JOB:
In the records below, find the line that contains "Write the React, TypeScript" and the line that contains "const data = categories.map((period, i)"; write out exactly those two lines and everything between them, without the pictures.

· · ·

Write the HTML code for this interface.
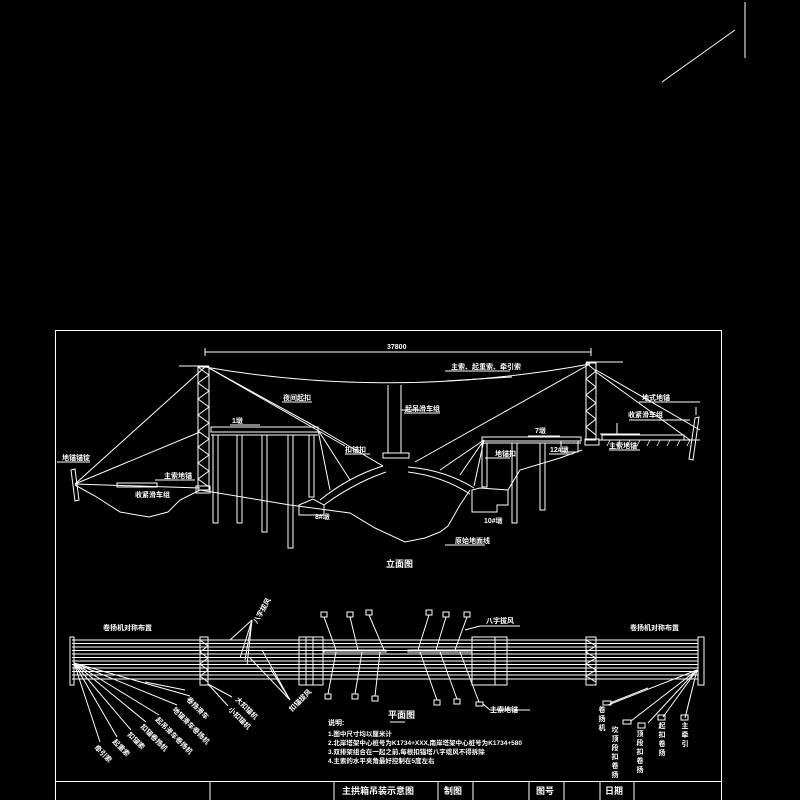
<!DOCTYPE html>
<html><head><meta charset="utf-8"><style>
html,body{margin:0;padding:0;background:#000;}
svg{display:block}
text{font-family:"Liberation Sans","Noto Sans CJK SC",sans-serif;fill:#fff;font-weight:bold}
</style></head><body>
<svg width="800" height="800" viewBox="0 0 800 800" xmlns="http://www.w3.org/2000/svg">
<g stroke="#fff" stroke-width="1" fill="none">
<!-- top right marks -->
<line x1="662" y1="82" x2="735" y2="30"/>
<line x1="745" y1="2" x2="745" y2="58"/>
<!-- border -->
<rect x="55.5" y="330.5" width="666" height="470"/>
<line x1="55" y1="781.5" x2="721" y2="781.5"/>
<line x1="210" y1="781" x2="210" y2="800"/><line x1="334" y1="781" x2="334" y2="800"/>
<line x1="438" y1="781" x2="438" y2="800"/><line x1="473" y1="781" x2="473" y2="800"/>
<line x1="529" y1="781" x2="529" y2="800"/><line x1="564" y1="781" x2="564" y2="800"/>
<line x1="600" y1="781" x2="600" y2="800"/><line x1="634" y1="781" x2="634" y2="800"/>

<!-- ELEVATION -->
<line x1="205" y1="352" x2="591" y2="352"/>
<line x1="205" y1="348" x2="205" y2="356"/><line x1="591" y1="348" x2="591" y2="356"/>
<line x1="179" y1="366" x2="209" y2="366"/><line x1="586" y1="362" x2="623" y2="362"/>
<!-- left tower -->
<rect x="198" y="367" width="11" height="123"/>
<polyline points="198,367 209,375 198,383 209,391 198,399 209,407 198,415 209,423 198,431 209,439 198,447 209,455 198,463 209,471 198,479 209,487"/>
<!-- right tower -->
<rect x="586" y="363" width="10" height="77"/>
<polyline points="586,363 596,371 586,379 596,387 586,395 596,403 586,411 596,419 586,427 596,435"/>
<!-- main cable -->
<path d="M205,367 Q395,400 590,364"/>
<line x1="446" y1="381" x2="512" y2="377"/>
<!-- hangers -->
<line x1="388" y1="385" x2="388" y2="453"/><line x1="401" y1="385" x2="401" y2="453"/>
<rect x="383" y="453" width="26" height="5"/>
<line x1="401" y1="410" x2="420" y2="410"/>
<!-- left deck & piers -->
<rect x="211" y="427" width="107" height="5"/><line x1="211" y1="435" x2="318" y2="435"/>
<line x1="230" y1="425" x2="260" y2="425"/>
<rect x="213" y="435" width="5" height="88"/><rect x="237" y="435" width="5" height="88"/>
<rect x="262" y="435" width="5" height="97"/><rect x="288" y="435" width="5" height="113"/>
<rect x="309" y="435" width="5" height="62"/>
<!-- right deck & piers -->
<rect x="482" y="437" width="99" height="4"/><line x1="482" y1="443" x2="581" y2="443"/>
<line x1="528" y1="436" x2="560" y2="436"/>
<rect x="482" y="443" width="5" height="44"/><rect x="512" y="443" width="5" height="80"/>
<rect x="540" y="443" width="5" height="67"/>
<rect x="561" y="441" width="17" height="11"/>
<rect x="585" y="439" width="14" height="6"/>
<!-- arches -->
<path d="M320,500 Q350,476 383,466"/><path d="M324,505 Q354,483 386,472"/>
<path d="M408,467 Q445,470 474,488"/><path d="M408,472 Q442,476 470,494"/>
<polygon points="299,505 313,499 324,505 324,515 299,515"/>
<polygon points="472,490 480,488 508,490 508,505 497,505 497,512 472,512"/>
<!-- ground -->
<polyline points="75,485 95,496 120,512 149,517 168,512 180,500 200,490 290,505 350,513 375,528 405,542 425,538 440,532 448,526 460,505 470,490"/>
<polyline points="508,490 520,470 560,458 582,450"/>
<line x1="599" y1="440" x2="700" y2="440"/>
<g stroke-width="0.8"><line x1="610" y1="440" x2="607" y2="446"/><line x1="620" y1="440" x2="617" y2="446"/><line x1="630" y1="440" x2="627" y2="446"/><line x1="640" y1="440" x2="637" y2="446"/><line x1="650" y1="440" x2="647" y2="446"/><line x1="660" y1="440" x2="657" y2="446"/><line x1="670" y1="440" x2="667" y2="446"/><line x1="680" y1="440" x2="677" y2="446"/><line x1="690" y1="440" x2="687" y2="446"/></g>
<!-- left anchor -->
<polygon points="71,470 75,469 79,500 75,501"/>
<line x1="57" y1="462" x2="90" y2="462"/>
<line x1="75" y1="484" x2="205" y2="367"/>
<line x1="75" y1="484" x2="200" y2="432"/>
<line x1="75" y1="484" x2="200" y2="488"/>
<rect x="117" y="483" width="40" height="4"/>
<rect x="196" y="486" width="14" height="7"/>
<!-- tower back stays -->
<line x1="209" y1="368" x2="318" y2="428"/>
<line x1="318" y1="428" x2="383" y2="466"/>
<line x1="318" y1="430" x2="350" y2="480"/>
<line x1="318" y1="430" x2="330" y2="490"/>
<line x1="209" y1="368" x2="345" y2="446"/>
<line x1="590" y1="364" x2="415" y2="462"/>
<line x1="484" y1="440" x2="474" y2="486"/>
<line x1="484" y1="440" x2="460" y2="475"/>
<line x1="484" y1="440" x2="440" y2="470"/>
<line x1="596" y1="370" x2="700" y2="430"/>
<line x1="596" y1="372" x2="690" y2="440"/>
<polygon points="695,418 699,417 693,460 689,459"/>
<rect x="602" y="435" width="82" height="5"/>
<line x1="696" y1="407" x2="696" y2="415"/>
<line x1="600" y1="434" x2="640" y2="434"/>
<line x1="617" y1="423" x2="617" y2="434"/>
<!-- label lines -->
<line x1="445" y1="371" x2="510" y2="371"/>
<line x1="282" y1="402" x2="312" y2="402"/>
<line x1="404" y1="413" x2="440" y2="413"/>
<line x1="345" y1="454" x2="370" y2="454"/>
<line x1="155" y1="480" x2="195" y2="480"/>
<line x1="485" y1="458" x2="510" y2="458"/>
<line x1="549" y1="454" x2="573" y2="454"/>
<line x1="445" y1="545" x2="485" y2="545"/>
<line x1="609" y1="450" x2="640" y2="450"/>
<line x1="639" y1="402" x2="700" y2="402"/>
<line x1="629" y1="420" x2="690" y2="420"/>
<line x1="60" y1="462" x2="90" y2="462"/>

<!-- PLAN -->
<g stroke-width="0.9">
<line x1="72" y1="640" x2="698" y2="640"/><line x1="72" y1="643.5" x2="698" y2="643.5"/>
<line x1="72" y1="647" x2="698" y2="647"/><line x1="72" y1="650.5" x2="698" y2="650.5"/>
<line x1="72" y1="654" x2="698" y2="654"/><line x1="72" y1="657.5" x2="698" y2="657.5"/>
<line x1="72" y1="661" x2="698" y2="661"/><line x1="72" y1="664.5" x2="698" y2="664.5"/>
<line x1="72" y1="668" x2="698" y2="668"/><line x1="72" y1="671.5" x2="698" y2="671.5"/>
<line x1="72" y1="675" x2="698" y2="675"/><line x1="72" y1="679" x2="698" y2="679"/>
</g>
<rect x="70" y="637" width="4" height="48"/><rect x="698" y="637" width="6" height="48"/>
<rect x="200" y="637" width="8" height="48"/>
<polyline points="200,640 208,646 200,652 208,658 200,664 208,670 200,676 208,682"/>
<rect x="299" y="637" width="24" height="48"/><line x1="306" y1="637" x2="306" y2="685"/><line x1="313" y1="637" x2="313" y2="685"/>
<rect x="472" y="637" width="35" height="48"/><line x1="495" y1="637" x2="495" y2="685"/>
<rect x="586" y="637" width="10" height="48"/>
<polyline points="586,640 596,646 586,652 596,658 586,664 596,670 586,676 596,682"/>
<rect x="324" y="650" width="62" height="2"/><rect x="408" y="650" width="64" height="2"/>
<!-- boxes top -->
<rect x="321" y="612" width="6" height="5"/><rect x="347" y="612" width="6" height="5"/><rect x="366" y="610" width="6" height="5"/>
<rect x="426" y="610" width="6" height="5"/><rect x="443" y="612" width="6" height="5"/><rect x="464" y="612" width="6" height="5"/>
<line x1="324" y1="617" x2="336" y2="650"/><line x1="350" y1="617" x2="358" y2="650"/><line x1="369" y1="615" x2="384" y2="650"/>
<line x1="429" y1="615" x2="418" y2="650"/><line x1="446" y1="617" x2="436" y2="650"/><line x1="467" y1="617" x2="455" y2="650"/>
<!-- boxes bottom -->
<rect x="325" y="694" width="6" height="5"/><rect x="352" y="694" width="6" height="5"/><rect x="372" y="696" width="6" height="5"/>
<rect x="434" y="700" width="6" height="5"/><rect x="454" y="699" width="6" height="5"/><rect x="476" y="702" width="7" height="4"/>
<line x1="328" y1="694" x2="336" y2="652"/><line x1="355" y1="694" x2="362" y2="652"/><line x1="375" y1="696" x2="380" y2="652"/>
<line x1="437" y1="700" x2="420" y2="652"/><line x1="457" y1="699" x2="440" y2="652"/><line x1="479" y1="702" x2="460" y2="652"/>
<line x1="483" y1="704" x2="490" y2="710"/><line x1="490" y1="710" x2="530" y2="710"/>
<line x1="465" y1="630" x2="480" y2="626"/><line x1="480" y1="626" x2="520" y2="626"/>
<!-- stays fan top left -->
<line x1="252" y1="620" x2="230" y2="640"/><line x1="252" y1="620" x2="240" y2="658"/><line x1="252" y1="620" x2="247" y2="665"/><line x1="252" y1="620" x2="245" y2="660"/>
<line x1="290" y1="700" x2="262" y2="650"/><line x1="290" y1="700" x2="250" y2="658"/><line x1="290" y1="700" x2="270" y2="668"/>
<!-- fans bottom left -->
<line x1="74" y1="663" x2="100" y2="742"/><line x1="74" y1="663" x2="117" y2="737"/><line x1="74" y1="663" x2="131" y2="730"/>
<line x1="74" y1="663" x2="146" y2="722"/><line x1="74" y1="663" x2="159" y2="715"/><line x1="74" y1="663" x2="177" y2="705"/>
<line x1="74" y1="663" x2="190" y2="696"/>
<line x1="145" y1="682" x2="185" y2="690"/>
<line x1="208" y1="684" x2="232" y2="697"/><line x1="208" y1="684" x2="228" y2="706"/>
<!-- fans right -->
<line x1="697" y1="670" x2="608" y2="705"/><line x1="697" y1="670" x2="631" y2="721"/><line x1="697" y1="670" x2="648" y2="723"/>
<line x1="697" y1="670" x2="663" y2="717"/><line x1="697" y1="670" x2="685" y2="718"/>
<line x1="610" y1="703" x2="648" y2="688"/>
<rect x="603" y="701" width="8" height="4"/><rect x="623" y="720" width="8" height="4"/><rect x="638" y="723" width="7" height="5"/>
<rect x="658" y="715" width="7" height="5"/><rect x="681" y="715" width="7" height="5"/>
<line x1="390" y1="722" x2="405" y2="722"/>
</g>

<g font-size="7">
<text x="387" y="349">37800</text>
<text x="451" y="369">主索、起重索、牵引索</text>
<text x="283" y="400">夜间起扣</text>
<text x="405" y="411">起吊滑车组</text>
<text x="232" y="423">1墩</text>
<text x="345" y="452">扣锚扣</text>
<text x="535" y="433">7墩</text>
<text x="62" y="460">地锚锚锭</text>
<text x="164" y="478">主索地锚</text>
<text x="135" y="497">收紧滑车组</text>
<text x="495" y="456">地锚扣</text>
<text x="550" y="452">12#墩</text>
<text x="609" y="448">主索地锚</text>
<text x="628" y="417">收紧滑车组</text>
<text x="642" y="400">地式地锚</text>
<text x="315" y="519">8#墩</text>
<text x="484" y="523">10#墩</text>
<text x="455" y="543">原始地面线</text>
<text x="103" y="630">卷扬机对称布置</text>
<text x="630" y="630">卷扬机对称布置</text>
<text x="486" y="623">八字拔风</text>
<text x="490" y="712">主索地锚</text>
<text x="328" y="725">说明:</text>
<text x="328" y="736" font-size="6.5">1.图中尺寸均以厘米计</text>
<text x="328" y="745" font-size="6.5">2.北岸塔架中心桩号为K1734+XXX,南岸塔架中心桩号为K1734+580</text>
<text x="328" y="754" font-size="6.5">3.双排架组合在一起之前,每根扣锚塔八字缆风不得拆除</text>
<text x="328" y="763" font-size="6.5">4.主索的水平夹角最好控制在5度左右</text>
<text x="257" y="624" transform="rotate(-60 257 624)">八字拔风</text>
<text x="292" y="712" transform="rotate(-45 292 712)">扣锚拔风</text>
<text x="94" y="748" transform="rotate(45 94 748)">牵引索</text>
<text x="112" y="742" transform="rotate(45 112 742)">起重索</text>
<text x="127" y="735" transform="rotate(45 127 735)">扣锚索</text>
<text x="140" y="727" transform="rotate(45 140 727)">扣锚卷扬机</text>
<text x="155" y="720" transform="rotate(45 155 720)">起吊滑车卷扬机</text>
<text x="172" y="710" transform="rotate(45 172 710)">地锚滑车卷扬机</text>
<text x="186" y="700" transform="rotate(45 186 700)">卷扬滑车</text>
<text x="228" y="710" transform="rotate(45 228 710)">小扣锚机</text>
<text x="235" y="700" transform="rotate(45 235 700)">大扣锚机</text>
</g>
<g font-size="7" text-anchor="middle">
<text x="602" y="712">卷</text><text x="602" y="721">扬</text><text x="602" y="730">机</text>
<text x="615" y="732">坎</text><text x="615" y="741">顶</text><text x="615" y="750">段</text><text x="615" y="759">扣</text><text x="615" y="768">卷</text><text x="615" y="777">扬</text>
<text x="640" y="736">顶</text><text x="640" y="745">段</text><text x="640" y="754">扣</text><text x="640" y="763">卷</text><text x="640" y="772">扬</text>
<text x="662" y="728">起</text><text x="662" y="737">扣</text><text x="662" y="746">卷</text><text x="662" y="755">扬</text>
<text x="685" y="728">主</text><text x="685" y="737">牵</text><text x="685" y="746">引</text>
</g>
<g font-size="9">
<text x="386" y="567">立面图</text>
<text x="388" y="718">平面图</text>
<text x="342" y="794">主拱箱吊装示意图</text>
<text x="444" y="794">制图</text>
<text x="536" y="794">图号</text>
<text x="605" y="794">日期</text>
</g>
</svg>
</body></html>
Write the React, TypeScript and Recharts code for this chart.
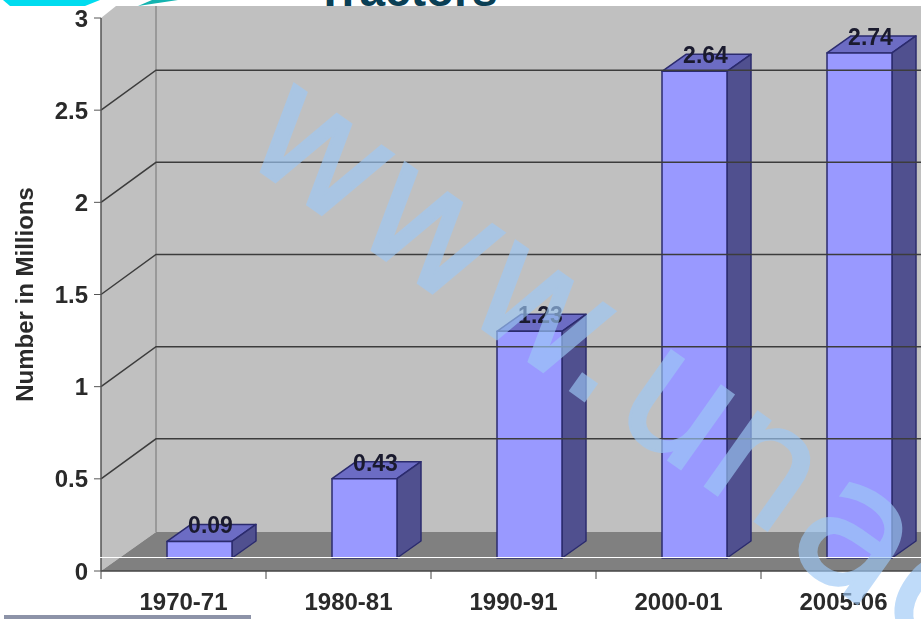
import { BarChart, Bar, XAxis, YAxis, LabelList, ReferenceArea, ReferenceLine } from "recharts";

const categories = ["1970-71", "1980-81", "1990-91", "2000-01", "2005-06"];
const tractors = [0.09, 0.43, 1.23, 2.64, 2.74];
const yTicks = [0, 0.5, 1, 1.5, 2, 2.5, 3];
const gridValues = [0.5, 1, 1.5, 2, 2.5];

const data = categories.map((period, i) => ({ period, value: tractors[i] }));

const FONT = "'Liberation Sans', Arial, sans-serif";
// fake 3d: wall offset and bar depth, in pixels
const WALL_DX = 55;
const WALL_DY = 39;
const BAR_DX = 24;
const BAR_DY = 17;
const BAR_SHIFT_X = 16;
const BAR_SHIFT_Y = 13;

function Walls({ x, y, width, height }: any) {
  const left = x;
  const bottom = y + height;
  const right = x + width;
  const top = 6;
  const bx = left + WALL_DX;
  const by = bottom - WALL_DY;
  return (
    <g>
      <path d={`M${left} ${bottom}L${bx} ${by}L${bx} ${top}L${left + 15} ${top}L${left} ${y}Z`} fill="#c0c0c0" />
      <rect x={bx} y={top} width={right - bx} height={by - top} fill="#c0c0c0" />
      <path d={`M${left} ${bottom}L${bx} ${by}L${right} ${by}L${right} ${bottom}Z`} fill="#808080" />
      <line x1={bx} y1={top} x2={bx} y2={by} stroke="#8c8c8c" strokeWidth={1.5} />
    </g>
  );
}

function WallLine({ x1, y1, x2 }: any) {
  const bx = x1 + WALL_DX;
  const by = y1 - WALL_DY - 1;
  return <path d={`M${x1} ${y1}L${bx} ${by}L${x2} ${by}`} fill="none" stroke="#3c3c3c" strokeWidth={1.5} />;
}

function Bar3D({ x, y, width, height }: any) {
  const fx = x + BAR_SHIFT_X;
  const fy = y - BAR_SHIFT_Y;
  const r = fx + width;
  const b = fy + height;
  return (
    <g stroke="#2b2b6e" strokeWidth={1.5} strokeLinejoin="round">
      <path d={`M${fx} ${fy}L${fx + BAR_DX} ${fy - BAR_DY}L${r + BAR_DX} ${fy - BAR_DY}L${r} ${fy}Z`} fill="#6c6cc4" />
      <path d={`M${r} ${fy}L${r + BAR_DX} ${fy - BAR_DY}L${r + BAR_DX} ${b - BAR_DY}L${r} ${b}Z`} fill="#50508f" />
      <rect x={fx} y={fy} width={width} height={height} fill="#9999ff" />
    </g>
  );
}

function ValueLabel({ x, y, width, value }: any) {
  return (
    <text
      x={x + BAR_SHIFT_X + width / 2 + 11}
      y={y - BAR_SHIFT_Y - 8}
      textAnchor="middle"
      fontFamily={FONT}
      fontWeight="bold"
      fontSize={23}
      fill="#1a1a2e"
    >
      {value}
    </text>
  );
}

function CategoryTick({ x, y, payload }: any) {
  const step = 165;
  return (
    <g>
      <line x1={x - step / 2} y1={571} x2={x - step / 2} y2={579} stroke="#444" />
      <text x={x} y={y + 31} textAnchor="middle" fontFamily={FONT} fontWeight="bold" fontSize={24} fill="#2a2a2a">
        {payload.value}
      </text>
    </g>
  );
}

export default function App() {
  return (
    <div style={{ position: "absolute", left: 0, top: 0, width: 921, height: 619, overflow: "hidden", background: "#fff" }}>
      <div style={{ filter: "blur(0.6px)" }}>
        <BarChart
          width={926}
          height={619}
          data={data}
          barSize={65}
          margin={{ top: 18, right: 0, bottom: 0, left: 0 }}
        >
          <ReferenceArea y1={0} y2={3} ifOverflow="visible" shape={<Walls />} />
          {gridValues.map((v) => (
            <ReferenceLine key={v} y={v} ifOverflow="visible" shape={<WallLine />} />
          ))}
          <XAxis
            dataKey="period"
            height={48}
            tickLine={false}
            interval={0}
            axisLine={{ stroke: "#444", strokeWidth: 1.5 }}
            tick={<CategoryTick />}
          />
          <YAxis
            width={101}
            domain={[0, 3]}
            ticks={yTicks}
            interval={0}
            tickSize={7}
            tickMargin={6}
            axisLine={{ stroke: "#555", strokeWidth: 1.5 }}
            tickLine={{ stroke: "#555" }}
            tick={{ fontFamily: FONT, fontWeight: "bold", fontSize: 24, fill: "#2a2a2a" }}
            label={{
              value: "Number in Millions",
              angle: -90,
              position: "insideLeft",
              offset: 24,
              style: { fontFamily: FONT, fontWeight: "bold", fontSize: 24, fill: "#2a2a2a", textAnchor: "middle" },
            }}
          />
          <Bar dataKey="value" shape={<Bar3D />} isAnimationActive={false}>
            <LabelList dataKey="value" content={<ValueLabel />} />
          </Bar>
        </BarChart>
      </div>
      {/* slide leftovers around the chart picture */}
      <svg width={921} height={619} style={{ position: "absolute", left: 0, top: 0 }}>
        <rect x={0} y={0} width={921} height={6} fill="#fff" />
        <path d="M3 0L100 0L85 6L10 6Z" fill="#00dcef" />
        <path d="M138 6L152 0L178 0Z" fill="#14b4b0" />
        <text x={316} y={6} fontFamily={FONT} fontWeight="bold" fontSize={46} fill="#0a3f55">
          Tractors
        </text>
        <line x1={0} y1={557.5} x2={921} y2={557.5} stroke="#fff" />
        <rect x={4} y={615} width={247} height={4} fill="#8d93a8" />
        <g opacity={0.65}>
          <text
            transform="translate(236 154) rotate(35.3)"
            fontFamily="'DejaVu Sans', sans-serif"
            fontSize={166}
            fill="#9dc8f6"
            stroke="#9dc8f6"
            strokeWidth={2.5}
          >
            www.<tspan dx={10}>un</tspan><tspan dx={8} dy={8} fontSize={180}>ac</tspan>
          </text>
        </g>
      </svg>
    </div>
  );
}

· · ·

ANSWER TO THIS EXERCISE:
Write the React, TypeScript and Recharts code for this chart.
import { BarChart, Bar, XAxis, YAxis, LabelList, ReferenceArea, ReferenceLine } from "recharts";

const categories = ["1970-71", "1980-81", "1990-91", "2000-01", "2005-06"];
const tractors = [0.09, 0.43, 1.23, 2.64, 2.74];
const yTicks = [0, 0.5, 1, 1.5, 2, 2.5, 3];
const gridValues = [0.5, 1, 1.5, 2, 2.5];

const data = categories.map((period, i) => ({ period, value: tractors[i] }));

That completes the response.